Fast and abstinence, though of the same kind, are different in sort. Both are disciplines intended to control body appetite, its need and desire for food. They demand from the faithful the discipline to deprive themselves of a meal on the appointed days. But they are different in that fasting specifically orders the faithful to eat in the prescribed day one meal instead of three, while abstinence is the discipline of not eating meat on Fridays of Lent.

Fasting/abstinence needless to say is a revered practice in any major religion. A religion that does not obliged fasting from their followers is a religion not worth its name. The Mohammedans strictly keep the fast of Ramadan, wherein the faithful have to abstain from eating from dawn to sunset. The genuine Israelites assiduously keep fasting on the Day of Atonement. The Book of Leviticus prescribed this once a year fasting, obliging all men to mortify themselves from morning to evening (cf. 16:29-34) During the time of Jesus, however, the Israelites did not only fulfill fasting on the Day of Atonement, but many of them practiced private fasting. It is no wonder that the disciples of John the Baptizer asked Jesus ‘why is it that while we and the Pharisees fast, your disc iples do not’? Jesus had a good response to the query, but He did not totally dispense his disciples from fasting. In fact, Jesus immediately declared: “When the day comes that the groom is taken away, then they will fast” (cf. Mt 9:14-15).

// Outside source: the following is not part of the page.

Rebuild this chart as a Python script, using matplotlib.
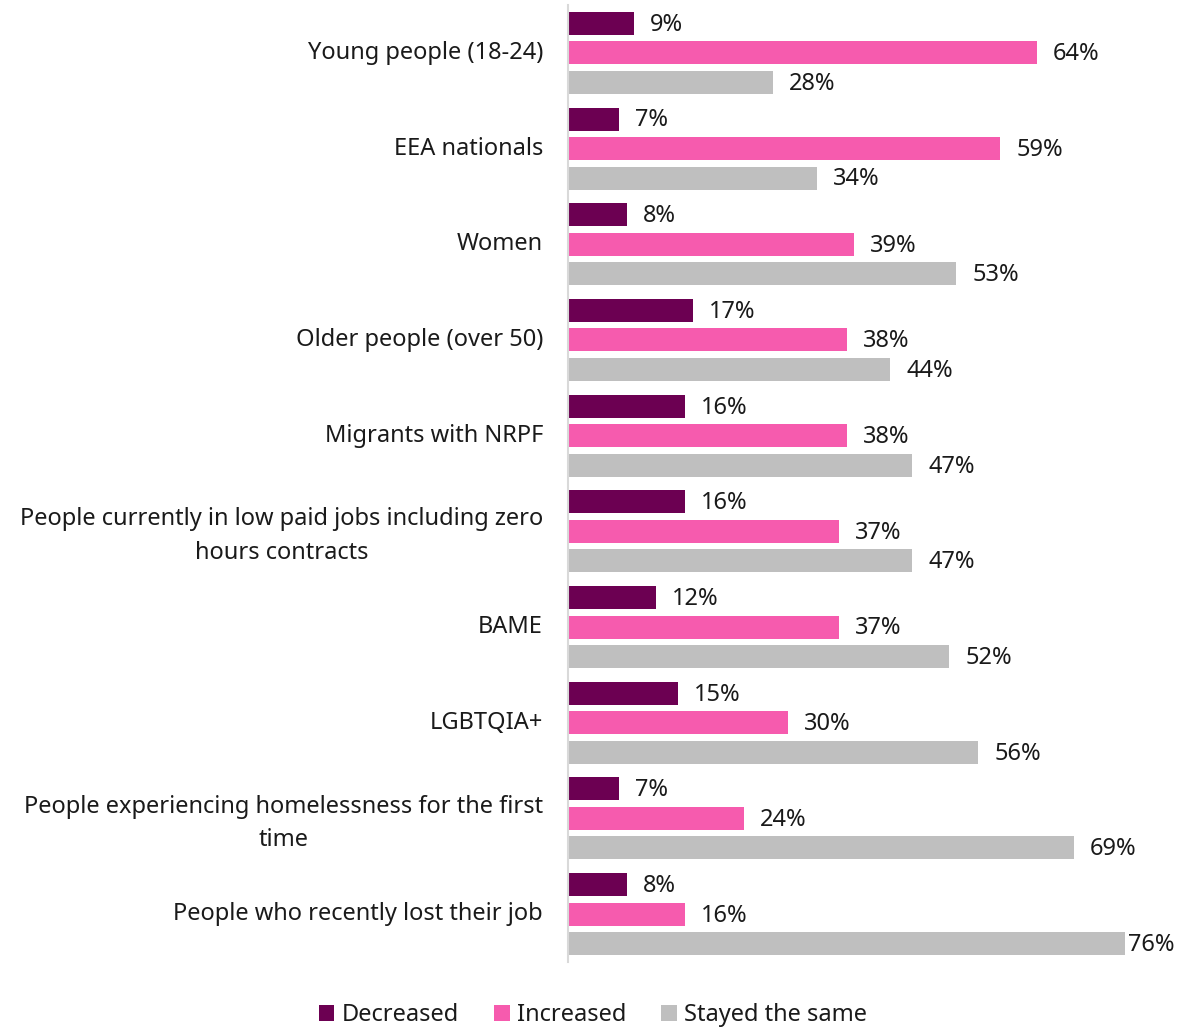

Because of the deprivation of the body of its basic need such as food, fasting unfortunately has not caught the fancy of our modern day mind-set. It is a depressing activity to say the least, a remnant of a medieval kind of spirituality that is too heavy and too ascetic. In recent years, however, fasting has experienced a resurgence of its practice. But the motivations that cause its resurgence are varied and oftentimes secular. Some groups who are religiously practicing fasting today are believers of the great religions of the East. To enter into the meaning of yoga and transcendental meditation, they have to undergo fasting. They have to restrain themselves from eating indiscriminately. To acquire the spiritual power that they want, or, to reach the peace of mind amidst the ambiguities of life, they have to undergo these religious practices that include the discipline in the proper intake of food. Other groups take good health as their motivation for fasting. Actually, they do not call it fasting. They call it dieting. These group believe that easy life is unhealthy, that the undisciplined intake of food makes one soft and flabby. In contrast regulated dieting makes one trimmed, healthy and disciplined.

But the Christian fulfills the practice of fasting as duly prescribed by our Lord Jesus Himself and His Church. As our Lord said: “When I am no longer with them, then, they will fast” (ibid). And so we fast. And we do it for we are convinced that by rendering our table poorer and denying our stomach of some of our favorite food, we learn to free ourselves from our selfish selves, start to discover that there is Someone besides ourselves, “the One and only God, whom we shall adore” (cf. Dt. 6”4-9), and hope to recognize Him in the faces of our least brothers and sisters ( cf. Mt. 25: 40). It is hoped that the Lenten fast would lead the faithful to the real celebration of Easter which can only be savored to the fullest by one who has undergone the agony of a stomach in fasting, articulately expressing the empty spirit it has in its struggle to reach out to God and neighbor. Here, fasting has evolved itself into a feasting.

In his Lenten Message, the Holy Father Pope Benedict XVI expressed this truth beautifully: “For Christians, fasting, far from being depressing, opens us ever more to God and to the needs of other, thus allowing love of God to become also love of our neighbor” (cf. Mk 12:31).

As Catholics then, let us joyfully take on fasting and abstinence for all that is worth.